Tammy Whitehouse | December 22, 2011

Ernst & Young, like other Big 4 counterparts, turned in twice as many deficient audit reports in the most recent year, based on the results of its 2010 inspection report.

The Public Company Accounting Oversight Board has published the latest round of inspection results for all the Big 4 firms, with all of them recording big increases in audit failures over the prior year. Regulators scrutinized 63 Ernst & Young audits and found fault with 13 of them for a failure rate of 20 percent. That's a big increase over the 8.6-percent failure rate in the firm's 2009 inspection report, but still lower than rates seen with other Big 4 firms. The PCAOB found fault with 45 percent of the audits it studied at Deloitte, 39 percent at PwC, and 22 percent at KPMG.

At Ernst & Young, the PCAOB said it found seven audits with deficiencies in the testing of fair value measurements and disclosures around financial instruments that couldn't be indexed readily to market indicators. The inspectors said auditors didn't go far enough to understand the valuation methods or assumptions used by management. In the remaining audits, inspectors said audits suffered from various problems, including inadequate scrutiny of internal controls, inventory valuation, impairments, debt agreements, revenue recognition, allowances for loan losses, and valuation of investment securities.

In the firm's written response attached to the inspection report, Ernst & Young says it doesn't agree with the specific characterizations of the work performed in all cases cited by inspectors. “On an overall basis, we do agree with certain findings in the report and where applicable have taken actions to address such finding,” the firm wrote.
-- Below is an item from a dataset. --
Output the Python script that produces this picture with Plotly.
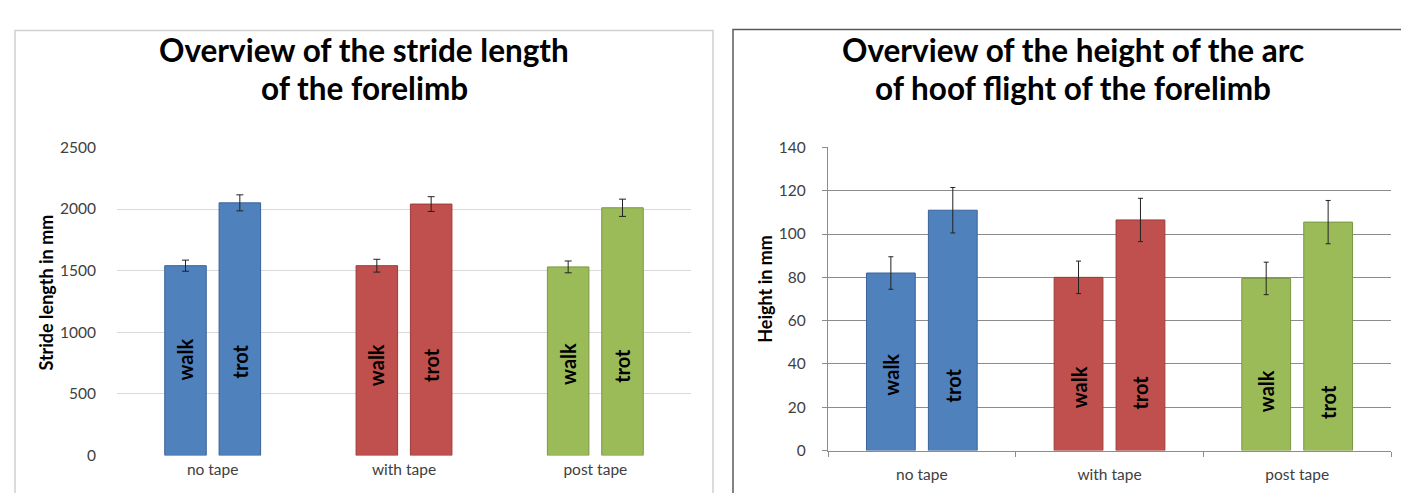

The firm calls out a few specific audits criticized for problems with fair value measurements: “We believe the totality of the audit work performed on these engagements permitted us to conclude, with reasonable assurance, that we obtained sufficient appropriate audit evidence to support our opinions,” the firm wrote. Neverthless, the firm has updated its internal guidance as a result of the issues raised in the inspection report, the letter said, and that guidance will be effective for the next auditing cycle.